ChatGPT was given the following prompt:

you are an expert physicist, chemist, biologist, and computational scientist ai helper bot. i will give you a list of columns for a catboost classifier. These columns are the features in teh model. The catboost classifier is designed to determine whether a section of a borehole core has greater than 90% peridotite alteration or not. We are attempting to measure the impact of fractures in the sample against other features that impact the total alteration assuming this is related to reaction driven cracking.
You are to first:

  • define each column
  • provide an overarching category for each column
  • describe why you picked this category for the column

  • Features provided to you should be grouped into categories. Please reply saying you understand the task and then i will give you the column names.

    ChatGPT replied categorizing all of the features into groups. These categorizations are then used for model feature selection. We compare these AI selected feature groupings to the expert selected feature groupings.

    Results

    The pipeline is able to ingest all data and then produces two collections of catboost models: 1) expert selected models and 2) GPT recommended models. These both produced groups of ROC curves that demonstrate that the fractures were the least important for predicting where high alteration occurs.

    The ChatGPT summarization analysis had two steps, first was the keyword analysis, second was the topic analysis of the selected keywords. Some keywords appear prolifically across the entire depth cross-section (e.g., Serpentine veins, Black Serpentinization, Gabbro). Others have a clear depth dependence either occuring in the upper Dunite sequence (e.g., Irregular, Linneation, Open cracks, Alteration halo) or in the lower Harzburgite sequence (e.g., Hydrothermal, Shearing, Magmatic veins). These keywords generally appear where we would expect them to when referencing the full text reports. ChatGPT was also able to group keywords into meaningful topics of "Veins and alteration", "oxidation and alteration", "structural features", "rock type", "mineralogy", and "physical characteristics".

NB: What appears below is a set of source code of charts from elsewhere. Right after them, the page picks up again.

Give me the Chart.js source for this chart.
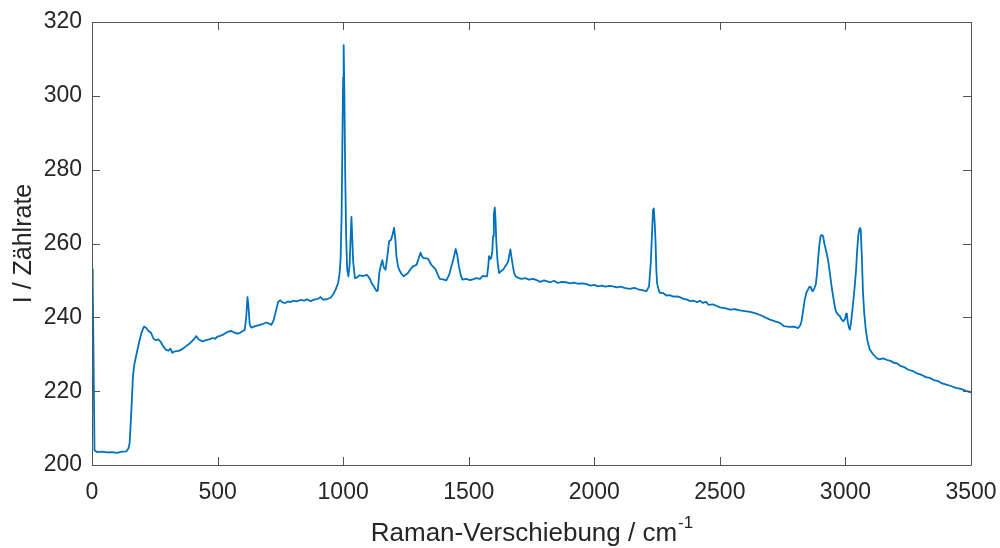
<!DOCTYPE html>
<html>
<head>
<meta charset="utf-8">
<script src="https://cdn.jsdelivr.net/npm/chart.js@4"></script>
<style>
  html, body { margin: 0; padding: 0; background: #fff; }
  #wrap { width: 1000px; height: 548px; }
</style>
</head>
<body>
<div id="wrap"><canvas id="myChart" width="1000" height="548"></canvas></div>
<script>
// Raman-Verschiebung / cm^-1
const shift = [
  0, 3, 6, 10, 20, 40, 60, 80, 100, 120, 137, 145, 150, 157, 163, 168, 174, 182, 190, 198,
  207, 215, 225, 235, 245, 255, 265, 275, 285, 295, 305, 312, 320, 330, 345, 360, 375, 390, 405, 415,
  425, 440, 455, 470, 480, 490, 500, 510, 522, 535, 545, 555, 565, 578, 590, 600, 608, 614, 619, 623,
  628, 635, 650, 665, 680, 695, 705, 714, 722, 728, 735, 742, 750, 760, 770, 780, 790, 800, 815, 830,
  845, 855, 870, 885, 900, 910, 920, 935, 950, 960, 970, 980, 986, 990, 994, 997, 1000, 1002, 1005, 1008,
  1012, 1016, 1021, 1026, 1030, 1033, 1036, 1040, 1047, 1055, 1065, 1075, 1085, 1095, 1105, 1113, 1123, 1133, 1138, 1144,
  1150, 1156, 1162, 1169, 1175, 1183, 1191, 1197, 1203, 1208, 1212, 1218, 1223, 1232, 1241, 1250, 1258, 1268, 1278, 1292,
  1300, 1308, 1314, 1319, 1328, 1338, 1345, 1351, 1360, 1369, 1377, 1385, 1398, 1411, 1422, 1431, 1440, 1448, 1454, 1461,
  1468, 1475, 1490, 1505, 1517, 1530, 1545, 1556, 1564, 1573, 1578, 1581, 1586, 1590, 1594, 1597, 1600, 1604, 1607, 1610,
  1615, 1621, 1630, 1637, 1645, 1650, 1657, 1662, 1666, 1671, 1676, 1681, 1687, 1700, 1710, 1725, 1740, 1757, 1770, 1785,
  1800, 1810, 1825, 1840, 1855, 1870, 1888, 1905, 1920, 1935, 1955, 1970, 1985, 2000, 2015, 2030, 2045, 2060, 2075, 2090,
  2105, 2120, 2141, 2160, 2175, 2190, 2208, 2218, 2225, 2230, 2234, 2237, 2241, 2244, 2247, 2250, 2256, 2261, 2274, 2287,
  2300, 2315, 2330, 2340, 2355, 2370, 2380, 2395, 2410, 2420, 2433, 2445, 2455, 2473, 2490, 2500, 2520, 2540, 2560, 2580,
  2606, 2625, 2646, 2665, 2686, 2700, 2720, 2739, 2755, 2778, 2795, 2812, 2820, 2825, 2831, 2838, 2845, 2851, 2857, 2862,
  2866, 2871, 2877, 2882, 2887, 2891, 2896, 2901, 2906, 2911, 2916, 2925, 2932, 2938, 2944, 2951, 2957, 2962, 2970, 2978,
  2985, 2991, 2998, 3003, 3006, 3009, 3014, 3018, 3023, 3028, 3033, 3037, 3042, 3047, 3051, 3055, 3058, 3061, 3065, 3070,
  3075, 3081, 3088, 3097, 3110, 3124, 3135, 3150, 3164, 3180, 3195, 3203, 3220, 3235, 3250, 3270, 3285, 3300, 3320, 3336,
  3355, 3370, 3385, 3402, 3420, 3440, 3460, 3480, 3500
];

// I / Zählrate
const counts = [
  253, 249, 230, 204, 203.5, 203.6, 203.4, 203.5, 203.3, 203.6, 203.7, 204.5, 206, 215, 224, 227, 229, 231.5, 234, 236,
  237.5, 237.2, 236.3, 235.8, 234.2, 233.8, 234, 233.2, 232, 231.2, 231, 231.5, 230.4, 230.8, 230.9, 231.4, 232.2, 233, 234, 234.9,
  234, 233.5, 233.8, 234.1, 234.4, 234.2, 234.8, 235, 235.3, 235.9, 236.2, 236.3, 235.9, 235.6, 235.8, 236.3, 236.6, 240, 245.5, 243,
  238, 237.2, 237.6, 237.9, 238.2, 238.6, 238.3, 238, 239, 240.5, 242.5, 244.3, 244.6, 244, 243.9, 244.3, 244.1, 244.5, 244.3, 244.7,
  244.5, 244.9, 244.4, 244.8, 245, 245.5, 244.8, 244.9, 245.3, 246.2, 247.5, 249.3, 252, 256, 268, 287, 305, 313.7, 300, 280,
  262, 253, 251.1, 254.5, 262, 267.2, 262, 255, 250.6, 250.8, 251.4, 251.2, 251.3, 251.5, 250.6, 249.3, 248.3, 247.1, 247.3, 252,
  254, 255.5, 253.5, 252.9, 256, 260.6, 261, 262.5, 264.2, 261, 256.6, 254, 252.9, 251.8, 251.1, 251.6, 252, 253, 253.8, 254.2,
  255.8, 257.5, 256.5, 256.1, 256, 255.9, 255, 254.2, 253.6, 252.9, 251.5, 250.4, 250.3, 250, 251.5, 253.8, 256, 258.5, 257, 253.8,
  251.5, 250.2, 250.4, 250.1, 250.3, 250.6, 250.4, 251.2, 251.1, 251.1, 254, 256.6, 255.8, 256.1, 258, 262, 268, 269.7, 266, 260.2,
  255, 252, 252.6, 252.9, 253.8, 254.2, 255.1, 257, 258.4, 256, 253.8, 252, 251.1, 250.6, 250.4, 250.6, 250.2, 250.4, 250.1, 249.6,
  250, 249.8, 249.5, 249.9, 249.3, 249.6, 249.5, 249.2, 249.4, 249.1, 249.2, 249, 248.6, 248.8, 248.4, 248.6, 248.3, 248.5, 248.4, 248.1,
  248.3, 248, 247.7, 248, 247.6, 247.4, 247.1, 248.4, 254.8, 263, 269.2, 269.5, 265, 260.3, 253, 249.3, 247.5, 246.6, 246.6, 245.9,
  246, 245.6, 245.7, 245.5, 245, 244.8, 244.4, 244.5, 244.1, 244.5, 243.9, 244.2, 243.4, 243.5, 243, 242.7, 242.5, 242.1, 242.2, 241.9,
  241.6, 241.4, 241, 240.5, 239.8, 239.4, 238.9, 238.5, 237.6, 237.4, 237.5, 237.1, 237.8, 238.9, 241.5, 244.8, 246.8, 247.5, 248.3, 248.2,
  247.3, 247.1, 248, 248.9, 252, 255.6, 259.5, 262, 262.3, 262, 260, 257.5, 255, 252, 248.8, 245.7, 243.2, 241.6, 240.8, 240.3,
  239.4, 238.9, 239.5, 241, 240.5, 238.9, 237.2, 236.7, 239, 242.1, 245.5, 248.4, 252.5, 258.4, 262, 263.8, 264.2, 263.7, 257, 246.6,
  241, 236.7, 233.5, 231.3, 230, 229, 228.6, 228.9, 228.5, 228.2, 227.6, 227.6, 226.8, 226.5, 225.8, 225.4, 224.8, 224.5, 223.8, 223.6,
  222.9, 222.7, 222.1, 221.8, 221.4, 220.9, 220.6, 220.1, 219.7
];

const xTicks = [0, 500, 1000, 1500, 2000, 2500, 3000, 3500];
const yTicks = [200, 220, 240, 260, 280, 300, 320];

const axisColor = "#262626";
const fontFamily = "'Liberation Sans', Arial, Helvetica, sans-serif";

// box round the plot with inward ticks on all four sides, plus the x label with superscript
const matlabBox = {
  id: "matlabBox",
  afterDraw(chart) {
    const { ctx, chartArea: a, scales } = chart;
    const len = 8;
    ctx.save();
    ctx.strokeStyle = "#555";
    ctx.lineWidth = 1;
    ctx.beginPath();
    ctx.rect(Math.round(a.left) + 0.5, Math.round(a.top) + 0.5,
             Math.round(a.right - a.left), Math.round(a.bottom - a.top));
    ctx.stroke();
    ctx.beginPath();
    xTicks.forEach(v => {
      const px = Math.round(scales.x.getPixelForValue(v)) + 0.5;
      ctx.moveTo(px, a.bottom); ctx.lineTo(px, a.bottom - len);
      ctx.moveTo(px, a.top); ctx.lineTo(px, a.top + len);
    });
    yTicks.forEach(v => {
      const py = Math.round(scales.y.getPixelForValue(v)) + 0.5;
      ctx.moveTo(a.left, py); ctx.lineTo(a.left + len, py);
      ctx.moveTo(a.right, py); ctx.lineTo(a.right - len, py);
    });
    ctx.stroke();

    // x axis label: "Raman-Verschiebung / cm" + superscript "-1"
    const main = "Raman-Verschiebung / cm";
    const sup = "-1";
    ctx.fillStyle = axisColor;
    ctx.textBaseline = "alphabetic";
    ctx.font = "26px " + fontFamily;
    const wMain = ctx.measureText(main).width;
    ctx.font = "17px " + fontFamily;
    const wSup = ctx.measureText(sup).width;
    const x0 = (a.left + a.right) / 2 - (wMain + wSup) / 2;
    ctx.font = "26px " + fontFamily;
    ctx.textAlign = "left";
    ctx.fillText(main, x0, 541);
    ctx.font = "17px " + fontFamily;
    ctx.fillText(sup, x0 + wMain + 1, 528);
    ctx.restore();
  }
};

new Chart(document.getElementById("myChart"), {
  type: "line",
  data: {
    datasets: [{
      data: shift.map((x, i) => ({ x: x, y: counts[i] })),
      borderColor: "#0072BD",
      borderWidth: 1.8,
      borderJoinStyle: "round",
      borderCapStyle: "round",
      pointRadius: 0,
      tension: 0,
      fill: false
    }]
  },
  options: {
    responsive: false,
    animation: false,
    layout: { padding: { top: 22, right: 29, left: 0, bottom: 0 } },
    plugins: { legend: { display: false }, tooltip: { enabled: false } },
    scales: {
      x: {
        type: "linear",
        min: 0, max: 3500,
        afterFit: s => { s.height = 83; s.paddingLeft = 0; s.paddingRight = 0; },
        afterBuildTicks: s => { s.ticks = xTicks.map(v => ({ value: v })); },
        grid: { display: false, drawTicks: false },
        border: { display: false },
        ticks: {
          color: axisColor, font: { family: fontFamily, size: 23 }, padding: 14, maxRotation: 0,
          callback: v => String(v)
        }
      },
      y: {
        min: 200, max: 320,
        afterFit: s => { s.width = 92; s.paddingTop = 0; s.paddingBottom = 0; },
        afterBuildTicks: s => { s.ticks = yTicks.map(v => ({ value: v })); },
        grid: { display: false, drawTicks: false },
        border: { display: false },
        ticks: {
          color: axisColor, font: { family: fontFamily, size: 23 }, padding: 10,
          callback: v => String(v)
        },
        title: {
          display: true,
          text: "I / Zählrate",
          color: axisColor,
          font: { family: fontFamily, size: 25 },
          padding: { top: 9, bottom: 0 }
        }
      }
    }
  },
  plugins: [matlabBox]
});
</script>
</body>
</html>
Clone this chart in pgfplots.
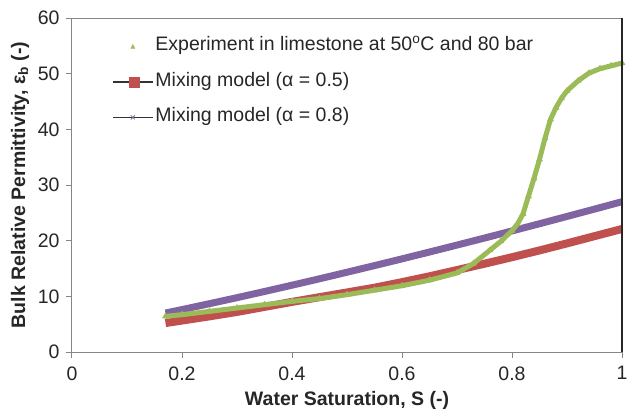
\documentclass[border=0pt]{standalone}
\usepackage{fontspec}
\setmainfont{Liberation Sans}
\usepackage{pgfplots}
\pgfplotsset{compat=1.18}
\definecolor{exgreen}{RGB}{155,187,89}
\definecolor{exred}{RGB}{192,80,77}
\definecolor{expurple}{RGB}{128,100,162}
\definecolor{axgray}{RGB}{134,134,134}
\newcommand{\cf}{\fontsize{19.5bp}{22bp}\selectfont}
\begin{document}
\begin{tikzpicture}
\begin{axis}[
 scale only axis, width=550bp, height=334bp,
 xmin=0, xmax=1, ymin=0, ymax=60,
 xtick={0,0.2,0.4,0.6,0.8,1}, ytick={0,10,20,30,40,50,60},
 xticklabels={0,0.2,0.4,0.6,0.8,1},
 tick align=outside, xtick pos=bottom, ytick pos=left,
 major tick length=6bp,
 axis line style={axgray, line width=1bp},
 every tick/.style={axgray, line width=1bp},
 tick label style={font=\cf, text=black!85},
 /pgf/number format/assume math mode=true,
 x tick label style={yshift=-5bp},
 y tick label style={xshift=-3bp},
 xlabel={Water Saturation, S (-)},
 ylabel={Bulk Relative Permittivity, ε\textsubscript{b} (-)},
 every axis x label/.style={at={(axis description cs:0.5,-0.1437)}, anchor=center, font=\cf\bfseries, text=black!85},
 every axis y label/.style={at={(axis description cs:-0.0945,0.5)}, anchor=center, rotate=90, font=\cf\bfseries, text=black!85},
 legend style={draw=none, fill=none, at={(axis description cs:0.0727,0.95)}, anchor=north west, font=\cf, text=black!85, row sep=12.5bp, column sep=0bp, inner sep=0pt, nodes={inner sep=2bp, text height=14bp, text depth=5bp}},
 legend cell align=left,
]
\addlegendimage{legend image code/.code={\path[draw=none, fill=none] (0bp,0bp) rectangle (40bp,0.1bp); \fill[exgreen] (18bp,-2bp) -- (22bp,-2bp) -- (20bp,2bp) -- cycle;}}
\addlegendentry{Experiment in limestone at 50\textsuperscript{o}C and 80 bar}
\addlegendimage{legend image code/.code={\draw[black!80, line width=1.3bp] (0bp,0bp) -- (40bp,0bp); \fill[exred] (16bp,-5bp) rectangle (26bp,5bp);}}
\addlegendentry{Mixing model (α = 0.5)}
\addlegendimage{legend image code/.code={\draw[black!80, line width=1.3bp] (0bp,0bp) -- (40bp,0bp); \draw[expurple, line width=0.8bp] (18bp,-2bp) -- (22bp,2bp) (18bp,2bp) -- (22bp,-2bp);}}
\addlegendentry{Mixing model (α = 0.8)}

\addplot[exred, line width=8bp, line join=round, forget plot] table {
0.17 5.20
0.20 5.65
0.25 6.40
0.30 7.20
0.35 8.10
0.40 9.00
0.45 9.85
0.50 10.70
0.55 11.55
0.60 12.55
0.65 13.60
0.70 14.72
0.75 15.86
0.80 17.03
0.85 18.25
0.90 19.51
0.95 20.81
1.00 22.10
};
\addplot[expurple, line width=7bp, line join=round, forget plot] table {
0.17 7.00
0.20 7.62
0.25 8.68
0.30 9.76
0.35 10.87
0.40 12.00
0.45 13.15
0.50 14.33
0.55 15.52
0.60 16.73
0.65 17.96
0.70 19.21
0.75 20.47
0.80 21.75
0.85 23.04
0.90 24.35
0.95 25.67
1.00 27.00
};
\addplot[exgreen, line width=5bp, line join=round, mark=triangle*, mark size=3.5bp, mark options={line width=0.5bp}, forget plot] table {
0.17 6.4
0.20 6.7
0.25 7.3
0.30 7.9
0.35 8.5
0.40 9.1
0.45 9.6
0.50 10.3
0.55 11.1
0.60 11.9
0.65 12.9
0.70 14.2
0.73 15.9
0.76 18.3
0.78 19.9
0.80 21.8
0.81 23.0
0.82 24.8
0.83 28.0
0.84 31.2
0.85 34.6
0.86 38.4
0.87 41.8
0.88 43.9
0.89 45.6
0.90 46.9
0.92 48.7
0.94 50.1
0.96 50.9
0.98 51.4
1.00 51.9
};
\end{axis}
\draw[black!85, line width=1.2bp] (550bp,0bp) -- (550bp,334bp);
\pgfresetboundingbox
\path (-72bp,-64bp) rectangle (556bp,352bp);
\end{tikzpicture}
\end{document}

    This paper has presented an AI-based pipeline to ingest and analyse data from the Oman Drilling Project's Multi-borehole observatory. A random forest image segmentation were used for the treatment of core images, ChatGPT was used to summarize the expert knowledge from the drilling reports, these were coupled with physical, chemical, and biological measurements and used to predict the presence of highly altered peridotites via a catboost model. The catboost model provided valuable outlooks of the main factors influencing peridotite alteration. It indicates textual and physical data such as depth and mineral composition are of primarily importance in the classification, but the network analysis data taken from segmentation represent a suitable alternative and provide acceptable results. Moreover, it shows an AI-based treatment of geological data can equals a physical measurements-oriented method, and is a viable substitute for this classification problem. While this pipeline is particular to the research questions related to the Oman Drilling Project's Borehole BA1B (namely, what is the impact of non-tectonic fracturing of rock on peridotite alteration?), much of the AI based framework presented in this paper is applicable to a great many borehole related data sets.